The Hawaii GPU that's behind AMD's latest R9 series of cards, is clearly among the highest-performing chips available at the moment. However, a new die shot of the chip implies that the graphics processor may actually be more powerful than AMD publicly disclosed.
Today AMD sells two graphics adapters based on the Hawaii GPU: the Radeon R9 290X and the Radeon R9 290. These chips are configured to feature 2816 stream processors, 176 texture mapping units (TMUs, 64 raster operating units (ROPs) in case of the 290X model and 2560 stream processors (40 CUs), 160 TMUs and 64 ROPs for the 290 model. But an examination of what is claimed to be a die-shot (or a floor-plan) of Hawaii graphics processing unit shows that the chip may feature as many as 3072 stream processors (SPs).
DG’s Nerdy Story has obtained this first die-shot of Hawaii GPUs from an undisclosed source. According to this shot, Hawaii should have 3072 SPs, 192 TMUs and 64 ROPs. The information should be taken with a grain of salt though as the authenticity of the image cannot be verified right now. Moreover, the guesses of the journalist may also not be completely correct.

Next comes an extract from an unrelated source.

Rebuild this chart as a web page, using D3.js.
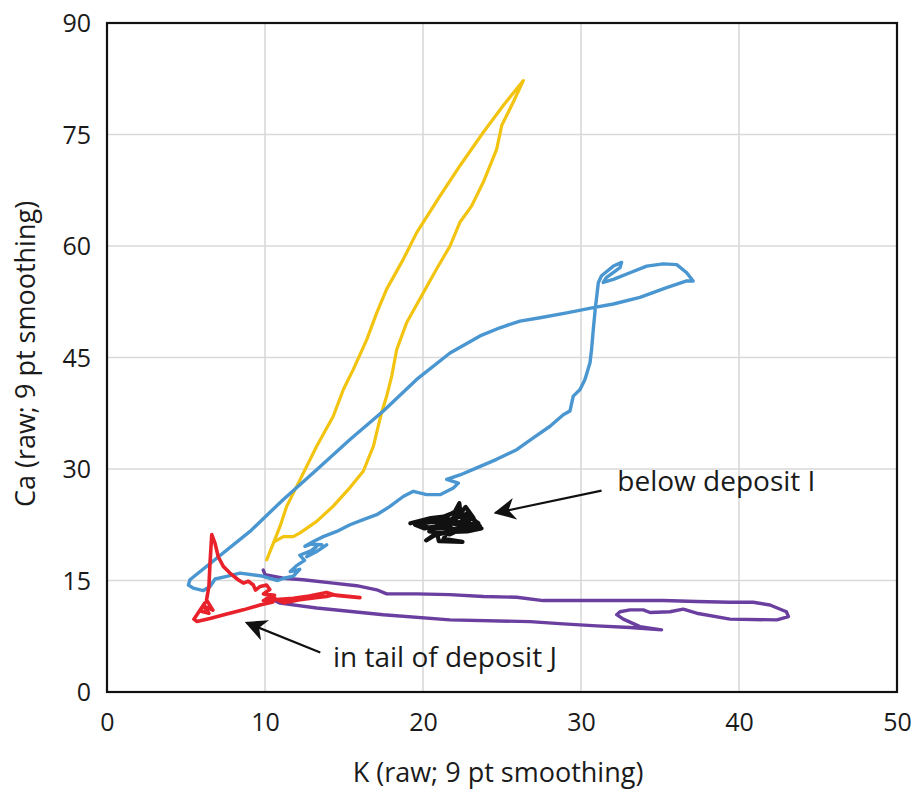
<!DOCTYPE html>
<html>
<head>
<meta charset="utf-8">
<script src="https://cdn.jsdelivr.net/npm/d3@7"></script>
<style>
  html, body { margin: 0; padding: 0; background: #fff; }
  svg { display: block; }
  text { font-family: "Open Sans", "Noto Sans", sans-serif; fill: #1a1a1a; }
</style>
</head>
<body>
<svg id="chart" width="922" height="794"></svg>
<script>
// ---------- data (K, Ca) ----------
const xTicks = [0, 10, 20, 30, 40, 50];
const yTicks = [0, 15, 30, 45, 60, 75, 90];
const xTitle = "K (raw; 9 pt smoothing)";
const yTitle = "Ca (raw; 9 pt smoothing)";

const yellowK  = [10.11,10.53,10.95,11.37,12.22,13.27,14.32,14.96,15.59,16.44,17.07,17.70,18.75,19.60,21.08,22.34,23.82,25.08,26.35,25.70,24.98,24.66,23.82,23.08,22.34,21.71,20.86,20.02,18.97,18.34,18.02,17.70,17.38,17.17,16.86,16.22,15.38,14.32,13.27,12.22,11.79,11.16,10.63];
const yellowCa = [17.79,20.04,22.28,24.97,28.57,33.06,37.10,40.70,43.40,47.40,51.00,54.20,58.20,61.80,66.75,70.80,75.30,78.90,82.25,79.30,76.20,73.00,68.60,65.40,63.20,60.00,56.90,53.70,49.70,46.10,42.50,39.80,37.60,35.80,33.06,29.70,27.50,25.00,22.95,21.40,20.90,20.90,20.25];

const blueK  = [13.90,13.27,12.64,13.27,12.90,12.20,12.50,12.00,11.60,12.20,11.80,11.20,10.80,9.80,8.42,7.58,6.84,6.52,6.10,5.46,5.15,5.25,9.05,11.16,13.27,15.38,17.49,19.60,21.71,23.61,24.87,26.14,27.41,29.10,30.78,32.05,33.73,35.42,36.69,37.10,36.69,36.06,35.20,34.16,33.10,32.05,31.41,31.60,32.47,32.57,32.05,31.30,31.10,31.00,30.90,30.78,30.67,30.57,30.25,29.94,29.51,29.30,28.88,28.04,26.98,25.93,24.66,23.40,22.34,21.50,22.24,21.92,21.08,20.23,19.39,18.75,17.91,17.07,16.22,15.38,14.54,13.69,13.06,12.53,12.90,13.60];
const blueCa = [19.80,18.90,18.20,19.60,19.00,18.40,17.70,17.00,16.20,16.50,15.60,15.30,15.00,15.60,16.00,15.55,15.20,14.20,13.65,13.97,14.40,15.10,21.60,25.90,29.90,33.96,37.80,42.05,45.60,47.90,49.00,49.90,50.35,51.00,51.70,52.20,53.10,54.40,55.30,55.30,56.40,57.50,57.60,57.30,56.40,55.50,55.10,55.75,57.10,57.80,57.30,56.00,55.10,53.30,51.50,48.80,46.10,44.30,42.05,40.70,39.80,37.80,37.30,35.75,34.20,32.60,31.30,30.15,29.20,28.60,28.10,27.45,26.55,26.55,27.00,26.30,24.97,23.85,23.20,22.50,21.60,20.90,20.25,19.60,19.90,19.80];

const purpleK  = [9.89,10.00,11.16,12.42,14.32,15.80,17.07,17.70,19.60,21.70,23.82,25.93,27.60,30.99,35.20,37.32,39.43,40.90,41.96,43.00,43.13,42.40,39.43,37.32,36.47,35.63,34.37,33.94,33.10,32.47,32.26,32.68,33.73,35.10,33.10,30.99,28.88,26.77,21.71,17.49,13.27,10.95,10.53];
const purpleCa = [16.40,15.80,15.30,15.10,14.65,14.30,13.75,13.20,13.20,13.10,12.85,12.75,12.30,12.30,12.30,12.17,12.08,12.08,11.70,10.80,10.15,9.70,9.80,10.60,11.15,10.80,10.70,11.05,11.05,10.80,10.40,9.80,8.80,8.36,8.67,8.90,9.16,9.47,9.70,10.40,11.30,11.95,12.40];

const redK  = [16.01,14.50,13.90,12.80,11.80,10.50,10.10,10.60,9.90,10.30,10.10,9.70,9.40,9.26,8.95,8.63,8.30,7.78,7.36,7.04,6.84,6.63,6.52,6.45,6.30,6.70,6.10,6.45,5.90,6.20,5.50,5.68,6.52,7.58,8.63,9.68,10.50,9.90,10.40,11.20,12.20,13.20,13.90,14.30,16.01];
const redCa = [12.70,13.00,13.40,12.90,12.60,12.40,12.60,13.00,13.20,13.80,14.40,14.20,13.70,14.40,14.90,14.65,15.10,16.00,16.90,18.20,20.00,21.16,17.35,14.20,12.40,11.00,11.60,10.60,10.90,12.00,9.80,9.50,9.90,10.50,11.05,11.70,12.10,12.30,12.80,12.00,12.40,12.70,12.85,13.07,12.70];

const blackK  = [19.20,20.50,21.30,22.00,22.30,22.40,22.90,23.30,23.60,22.60,21.60,20.30,19.60,20.80,21.90,22.60,23.00,23.70,22.80,21.50,20.60,20.20,20.90,21.00,22.50,21.30,21.80,22.20,23.20,22.70,22.00,21.00,20.10,19.50,20.60,21.40,22.10,22.90,23.50,22.40,21.20,20.40,21.70,22.80,22.30,21.10];
const blackCa = [22.70,23.40,23.60,24.20,25.40,23.50,24.20,23.00,22.30,22.00,21.90,22.20,22.60,22.90,23.30,23.80,22.60,22.00,21.60,21.50,21.00,20.40,21.30,20.30,20.20,20.60,22.60,22.80,23.40,24.90,23.00,22.40,22.00,22.50,23.10,22.20,23.90,23.60,22.70,22.40,23.00,21.60,21.20,22.30,24.60,23.20];

const seriesColors = ["#f2c30f", "#4a96d1", "#6a3fa0", "#e8212b", "#111111"];

// ---------- layout ----------
const L = 107, R = 897, T = 23, B = 692;

const svg = d3.select("#chart");
const x = d3.scaleLinear().domain([0, 50]).range([L, R]);
const y = d3.scaleLinear().domain([0, 90]).range([B, T]);

// grid
const g = svg.append("g");
g.selectAll("line.vx").data(xTicks.slice(1, -1)).join("line")
  .attr("x1", d => x(d)).attr("x2", d => x(d)).attr("y1", T).attr("y2", B)
  .attr("stroke", "#d9d9d9").attr("stroke-width", 1.6);
g.selectAll("line.hy").data(yTicks.slice(1, -1)).join("line")
  .attr("y1", d => y(d)).attr("y2", d => y(d)).attr("x1", L).attr("x2", R)
  .attr("stroke", "#d9d9d9").attr("stroke-width", 1.6);

// axes (labels only, no tick marks)
const xAxis = d3.axisBottom(x).tickValues(xTicks).tickSize(0).tickPadding(0);
const yAxis = d3.axisLeft(y).tickValues(yTicks).tickSize(0).tickPadding(0);
const xa = svg.append("g").attr("transform", `translate(0,${B})`).call(xAxis);
const ya = svg.append("g").attr("transform", `translate(${L},0)`).call(yAxis);
[xa, ya].forEach(a => { a.select(".domain").remove(); });
xa.selectAll("text").attr("font-size", 25).attr("dy", null).attr("y", 39)
  .attr("font-family", '"Open Sans", sans-serif').attr("fill", "#1a1a1a");
ya.selectAll("text").attr("font-size", 25).attr("dy", "0.35em").attr("x", -16)
  .attr("font-family", '"Open Sans", sans-serif').attr("fill", "#1a1a1a");

// series
const line = d3.line().x(d => x(d[0])).y(d => y(d[1]));
const allSeries = [
  d3.zip(yellowK, yellowCa),
  d3.zip(blueK, blueCa),
  d3.zip(purpleK, purpleCa),
  d3.zip(redK, redCa),
  d3.zip(blackK, blackCa)
];
const widths = [3.2, 3.4, 3.4, 3.6, 4.2];
[2, 0, 1, 3, 4].forEach(i => {
  svg.append("path").datum(allSeries[i])
    .attr("d", line)
    .attr("fill", "none")
    .attr("stroke", seriesColors[i])
    .attr("stroke-width", widths[i])
    .attr("stroke-linejoin", "round")
    .attr("stroke-linecap", "round");
});

// frame
svg.append("rect").attr("x", L).attr("y", T).attr("width", R - L).attr("height", B - T)
  .attr("fill", "none").attr("stroke", "#111").attr("stroke-width", 2.2);

// axis titles
svg.append("text").attr("x", 498).attr("y", 782).attr("text-anchor", "middle")
  .attr("font-size", 27).text(xTitle);
svg.append("text").attr("transform", `translate(35,354) rotate(-90)`)
  .attr("text-anchor", "middle").attr("font-size", 27).text(yTitle);

// annotations
const defs = svg.append("defs");
defs.append("marker").attr("id", "ah").attr("viewBox", "0 0 10 10")
  .attr("refX", 9).attr("refY", 5).attr("markerWidth", 22).attr("markerHeight", 22)
  .attr("markerUnits", "userSpaceOnUse").attr("orient", "auto")
  .append("path").attr("d", "M0,0 L10,5 L0,10 L3,5 Z").attr("fill", "#111");

const annotations = [
  { text: "below deposit I", tx: 32.3, ty: 27.1, from: [31.3, 27.1], to: [24.6, 24.1] },
  { text: "in tail of deposit J", tx: 14.3, ty: 3.3, from: [13.5, 5.3], to: [8.85, 9.3] }
];
annotations.forEach(a => {
  svg.append("line")
    .attr("x1", x(a.from[0])).attr("y1", y(a.from[1]))
    .attr("x2", x(a.to[0])).attr("y2", y(a.to[1]))
    .attr("stroke", "#111").attr("stroke-width", 2.2)
    .attr("marker-end", "url(#ah)");
  svg.append("text").attr("x", x(a.tx)).attr("y", y(a.ty))
    .attr("font-size", 28).text(a.text);
});
</script>
</body>
</html>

Image source: DG’s Nerdy Story.
Chip designers in many cases integrate redundant execution units into their products in a bid to have more processors with specifications that meet their performance targets. For example, accelerated processing units inside Microsoft Xbox One and Sony PlayStation 4 feature more compute units than “officially” is needed. This allows it to ensure that more chips meet the specs even in cases there are issues on the manufacturing level. Moreover, Nvidia Corp.’s GK110 GPU that powers such graphics cards as GeForce GTX 780, GTX 780 Ti, GTX Titan and several Quadro professional graphics cards, includes as many as 2880 SPs, 240 TMUs and 48 ROPs; but only the GeForce GTX 780 Ti and Quadro K6000 actually use the GK110 in its full configuration, whereas other graphics solutions sport differently-configured GK110 chips.
The existence of additional compute units inside AMD's Hawaii not only allows the company to boost production yield of the new GPU, but also to release more powerful graphics adapters eventually. Unfortunately, we do not know whether the Sunnyvale, California-based chip designer has plans for a new Radeon graphics card for the enthusiast market, or indeed, whether modders and hackers may be able to unlock this extra performance on their own.
AMD has yet to comment on this story.
KitGuru Says: Higher-performing graphics cards will clearly be appreciated by those who have monitors with 3840*2160 (4K) resolution. But are there a lot of gamers with such displays today?